In response to an EPA petition, the U.S. Supreme Court agreed to rule on the legality of the Agency’s July 2011 Cross State Air Pollution Rule (CSAPR). Specifically, the justices will review an August 2012 opinion in which a panel of the U.S. Court of Appeals for the D.C. Circuit voted 2-1 to vacate the CSAPR for the two reasons described below.
The CSAPR was written by the Obama EPA to replace a G.W. Bush action, the Clean Air Interstate Rule (CAIR). Both actions were intended to address air pollution from upwind states that travels into downwind states, making it virtually impossible for some downwind areas to meet their air quality obligations under the Clean Air Act (CAA).
2-1 opinion
The CSAPR was challenged by an assortment of power companies, coal companies, labor unions, trade associations, and local governments. In the majority opinion (EME Homer City Generation v. EPA), the D.C. Circuit panel said it found the following flaws with the Obama EPA’s approach to controlling interstate air pollution.

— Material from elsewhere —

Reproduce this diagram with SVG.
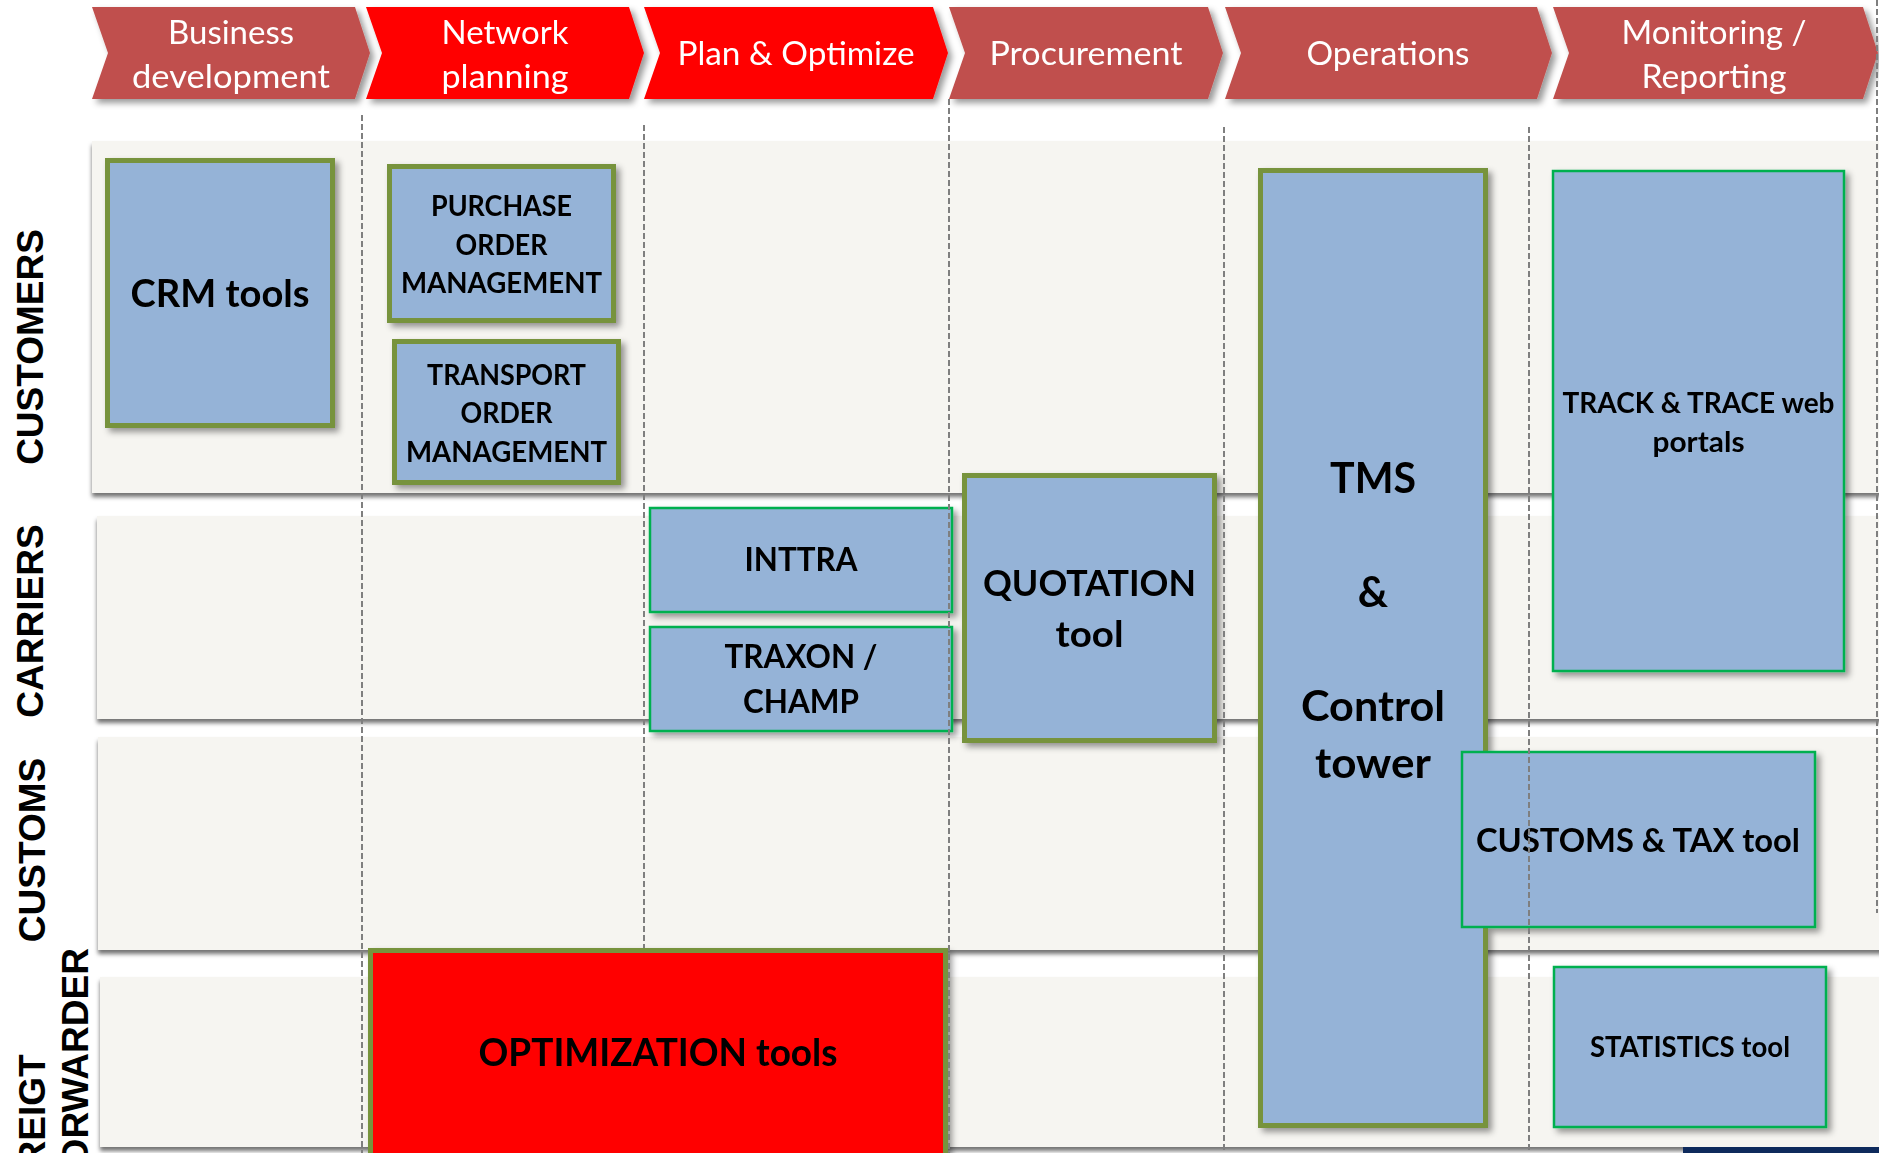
<svg xmlns="http://www.w3.org/2000/svg" width="1879" height="1153" viewBox="0 0 1879 1153">
<defs>
<filter id="sh" x="-10%" y="-10%" width="130%" height="130%">
<feGaussianBlur in="SourceAlpha" stdDeviation="3"/>
<feOffset dx="4" dy="4" result="b"/>
<feFlood flood-color="#000" flood-opacity="0.4"/>
<feComposite in2="b" operator="in"/>
<feMerge><feMergeNode/><feMergeNode in="SourceGraphic"/></feMerge>
</filter>
<filter id="bsh" x="-5%" y="-10%" width="110%" height="130%">
<feGaussianBlur in="SourceAlpha" stdDeviation="2"/>
<feOffset dx="0" dy="4" result="b"/>
<feFlood flood-color="#000" flood-opacity="0.55"/>
<feComposite in2="b" operator="in"/>
<feMerge><feMergeNode/><feMergeNode in="SourceGraphic"/></feMerge>
</filter>
</defs>
<style>
.ca{fill:#c0504d}
.cb{fill:#ff0000}
.ht{font-family:Lato,'Open Sans',sans-serif;font-size:32.4px;fill:#ffffff;text-anchor:middle}
.band{fill:#f6f5f1}
.rl{font-family:'Liberation Sans',Arial,sans-serif;font-weight:bold;font-size:37px;fill:#000000}
.nb{fill:#95b3d7;stroke:#77933c;stroke-width:5}
.ng{fill:#95b3d7;stroke:#00b050;stroke-width:2.5}
.nr{fill:#ff0000;stroke:#77933c;stroke-width:5}
.nt{font-family:Lato,'Open Sans',sans-serif;font-weight:bold;fill:#000000;text-anchor:middle}
.gl{stroke:#7f7f7f;stroke-width:2;stroke-dasharray:6 3;fill:none}
</style>
<rect width="1879" height="1153" fill="#ffffff"/>

<g id="bands" filter="url(#bsh)">
<rect class="band" x="92" y="141" width="1800" height="352"/>
<rect class="band" x="97" y="516" width="1800" height="203"/>
<rect class="band" x="98" y="737" width="1800" height="213"/>
<rect class="band" x="100" y="977" width="1800" height="170"/>
</g>

<g id="row-labels">
<text class="rl" transform="translate(43,347) rotate(-90)" text-anchor="middle">CUSTOMERS</text>
<text class="rl" transform="translate(43,621) rotate(-90)" text-anchor="middle">CARRIERS</text>
<text class="rl" transform="translate(45,850) rotate(-90)" text-anchor="middle">CUSTOMS</text>
<text class="rl" transform="translate(45,1190) rotate(-90)" text-anchor="start">FREIGT</text>
<text class="rl" transform="translate(88,1190) rotate(-90)" text-anchor="start">FORWARDER</text>
</g>

<g id="header" filter="url(#sh)">
<g id="h-business">
<path class="ca" d="M92,7 L355,7 L370,53 L355,99 L92,99 L108,53 Z"/>
<text class="ht" x="231" y="44" textLength="126" lengthAdjust="spacingAndGlyphs">Business</text>
<text class="ht" x="231" y="88" textLength="198" lengthAdjust="spacingAndGlyphs">development</text>
</g>
<g id="h-network">
<path class="cb" d="M366,7 L629,7 L644,53 L629,99 L366,99 L382,53 Z"/>
<text class="ht" x="505" y="44" textLength="127" lengthAdjust="spacingAndGlyphs">Network</text>
<text class="ht" x="505" y="88" textLength="127" lengthAdjust="spacingAndGlyphs">planning</text>
</g>
<g id="h-plan">
<path class="cb" d="M644,7 L933,7 L948,53 L933,99 L644,99 L660,53 Z"/>
<text class="ht" x="796" y="65" textLength="237" lengthAdjust="spacingAndGlyphs">Plan &amp; Optimize</text>
</g>
<g id="h-procurement">
<path class="ca" d="M949,7 L1208,7 L1223,53 L1208,99 L949,99 L965,53 Z"/>
<text class="ht" x="1086" y="65" textLength="193" lengthAdjust="spacingAndGlyphs">Procurement</text>
</g>
<g id="h-operations">
<path class="ca" d="M1225,7 L1537,7 L1552,53 L1537,99 L1225,99 L1241,53 Z"/>
<text class="ht" x="1388" y="65" textLength="163" lengthAdjust="spacingAndGlyphs">Operations</text>
</g>
<g id="h-monitoring">
<path class="ca" d="M1553,7 L1863,7 L1878,53 L1863,99 L1553,99 L1569,53 Z"/>
<text class="ht" x="1714" y="44" textLength="185" lengthAdjust="spacingAndGlyphs">Monitoring /</text>
<text class="ht" x="1714" y="88" textLength="145" lengthAdjust="spacingAndGlyphs">Reporting</text>
</g>
</g>

<g id="nodes" filter="url(#sh)">
<g id="crm">
<rect class="nb" x="107.5" y="160.5" width="225" height="265"/>
<text class="nt" x="220" y="307" font-size="37.8" textLength="179" lengthAdjust="spacingAndGlyphs">CRM tools</text>
</g>
<g id="purchase">
<rect class="nb" x="389.5" y="166.5" width="224" height="154"/>
<text class="nt" x="501.5" y="216" font-size="28.4" textLength="141" lengthAdjust="spacingAndGlyphs">PURCHASE</text>
<text class="nt" x="501.5" y="255" font-size="28.4" textLength="92" lengthAdjust="spacingAndGlyphs">ORDER</text>
<text class="nt" x="501.5" y="293" font-size="28.4" textLength="201" lengthAdjust="spacingAndGlyphs">MANAGEMENT</text>
</g>
<g id="transport">
<rect class="nb" x="394.5" y="341.5" width="224" height="141"/>
<text class="nt" x="506.5" y="385" font-size="28.4" textLength="159" lengthAdjust="spacingAndGlyphs">TRANSPORT</text>
<text class="nt" x="506.5" y="423" font-size="28.4" textLength="92" lengthAdjust="spacingAndGlyphs">ORDER</text>
<text class="nt" x="506.5" y="462" font-size="28.4" textLength="201" lengthAdjust="spacingAndGlyphs">MANAGEMENT</text>
</g>
<g id="inttra">
<rect class="ng" x="650" y="508" width="302" height="104"/>
<text class="nt" x="801" y="571" font-size="32.9" textLength="113" lengthAdjust="spacingAndGlyphs">INTTRA</text>
</g>
<g id="traxon">
<rect class="ng" x="650" y="627" width="302" height="104"/>
<text class="nt" x="801" y="668" font-size="32.9" textLength="153" lengthAdjust="spacingAndGlyphs">TRAXON /</text>
<text class="nt" x="801" y="713" font-size="32.9" textLength="116" lengthAdjust="spacingAndGlyphs">CHAMP</text>
</g>
<g id="quotation">
<rect class="nb" x="964.5" y="475.5" width="250" height="265"/>
<text class="nt" x="1089.5" y="596" font-size="36.9" textLength="213" lengthAdjust="spacingAndGlyphs">QUOTATION</text>
<text class="nt" x="1089.5" y="647" font-size="36.9" textLength="68" lengthAdjust="spacingAndGlyphs">tool</text>
</g>
<g id="tms">
<rect class="nb" x="1260.5" y="170.5" width="225" height="955"/>
<text class="nt" x="1373" y="493" font-size="41.9" textLength="86" lengthAdjust="spacingAndGlyphs">TMS</text>
<text class="nt" x="1373" y="607" font-size="41.9">&amp;</text>
<text class="nt" x="1373" y="721" font-size="41.9" textLength="144" lengthAdjust="spacingAndGlyphs">Control</text>
<text class="nt" x="1373" y="778" font-size="41.9" textLength="116" lengthAdjust="spacingAndGlyphs">tower</text>
</g>
<g id="track">
<rect class="ng" x="1553" y="171" width="291" height="500"/>
<text class="nt" x="1698.5" y="413" font-size="28.4" textLength="272" lengthAdjust="spacingAndGlyphs">TRACK &amp; TRACE web</text>
<text class="nt" x="1698.5" y="452" font-size="28.4" textLength="92" lengthAdjust="spacingAndGlyphs">portals</text>
</g>
<g id="customs-tax">
<rect class="ng" x="1462" y="752" width="353" height="175"/>
<text class="nt" x="1638" y="852" font-size="32.9" textLength="324" lengthAdjust="spacingAndGlyphs">CUSTOMS &amp; TAX tool</text>
</g>
<g id="statistics">
<rect class="ng" x="1554" y="967" width="272" height="160"/>
<text class="nt" x="1690" y="1057" font-size="27.9" textLength="200" lengthAdjust="spacingAndGlyphs">STATISTICS tool</text>
</g>
<g id="optimization">
<rect class="nr" x="370.5" y="950.5" width="575" height="220"/>
<text class="nt" x="658" y="1066" font-size="37.4" textLength="359" lengthAdjust="spacingAndGlyphs">OPTIMIZATION tools</text>
</g>
</g>

<g id="grid-lines">
<line class="gl" x1="362" y1="115" x2="362" y2="1153"/>
<line class="gl" x1="644" y1="125" x2="644" y2="948"/>
<line class="gl" x1="949" y1="99" x2="949" y2="1153"/>
<line class="gl" x1="1224" y1="127" x2="1224" y2="1153"/>
<line class="gl" x1="1529" y1="127" x2="1529" y2="1153"/>
<line class="gl" x1="1877" y1="0" x2="1877" y2="913"/>
</g>

<rect x="1683" y="1147" width="196" height="6" fill="#0e2a5c"/>
</svg>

First, the court said the EPA exceeded the CAA’s direction that only “significant contributions” from upwind states may be subject to federal regulation. The court agreed with petitioners who stated that the CSAPR does address those significant contributions, but then the CSAPR goes on to require that upwind states control nonsignificant pollution. The EPA had argued that it was merely requiring that states compel major sources of air pollution to install air pollution controls that are cost effective. But the petitioners said that this was EPA’s backdoor attempt to force control of pollution that would never reach downwind states. The D.C. Circuit was persuaded by this argument.
Second, the petitioners claimed that the EPA violated the CAA by not providing the states with the first opportunity to address interstate air pollution through the state implementation plan (SIP) process. Instead, the EPA promulgated a federal implementation plan (FIP) simultaneously with the CSAPR. The FIP required power plants in covered upwind states to make the SO2 and NOx reductions needed to satisfy each state’s emissions budget, as defined by the EPA. The FIP also created an interstate emissions allowance trading program. Much of EPA’s argument was based in the contention that upwind states have historically delayed undertaking actions to control transported air pollution, and this delay necessitated the development of an FIP. But the majority insisted that the FIP unlawfully displaced the rights of states to develop individual approaches to meeting emissions standards.
The D.C. Circuit directed the EPA to continue to implement the CAIR until a suitable replacement was developed. The dissenting judge in the case mounted a long and vigorous defense of the CSAPR, which the EPA relied on extensively in writing its petition for a writ of certiorari.
Three questions
The EPA asked the high court to consider three questions:
- Whether the court of appeals lacked jurisdiction to consider the challenges on which it granted relief. (The issue here concerns EPA’s claim that the D.C. Circuit majority should not have considered arguments raised by the petitioners more than 60 days after the CSAPR was published in the Federal Register.)
- Whether states are excused from adopting SIPs prohibiting emissions that “contribute significantly” to air pollution problems in other states until after the EPA has adopted a rule quantifying each state’s interstate pollution obligations.
- Whether the EPA permissibly interpreted the statutory term “contribute significantly” so as to define each upwind state’s “significant” interstate air pollution contributions in light of the cost-effective emissions reductions it can make to improve air quality in polluted downwind areas or whether the Act instead unambiguously requires the EPA to consider only each upwind state’s physically proportionate responsibility for each downwind air quality problem.
Model for enforcement
In its petition, the EPA made the point that in addition to being an environmental regulation of major importance by itself, the CSAPR is a lynchpin in a larger regulatory structure. The Agency states:
“If not corrected, the decision below will have serious adverse consequences. Its imposition of non-textual barriers to implementation of the good neighbor provision could delay by years the ability of downwind states to comply with the NAAQS, and could in some cases make it impossible for those states to meet statutory deadlines for doing so. Because the EPA has planned to use the transport rule as a model for enforcement of additional NAAQS, the court’s decision also creates serious uncertainty about implementation of other CAA requirements. Most fundamentally, the court of appeals’ errors will seriously impede the EPA’s ability to deal with a grave public health problem.”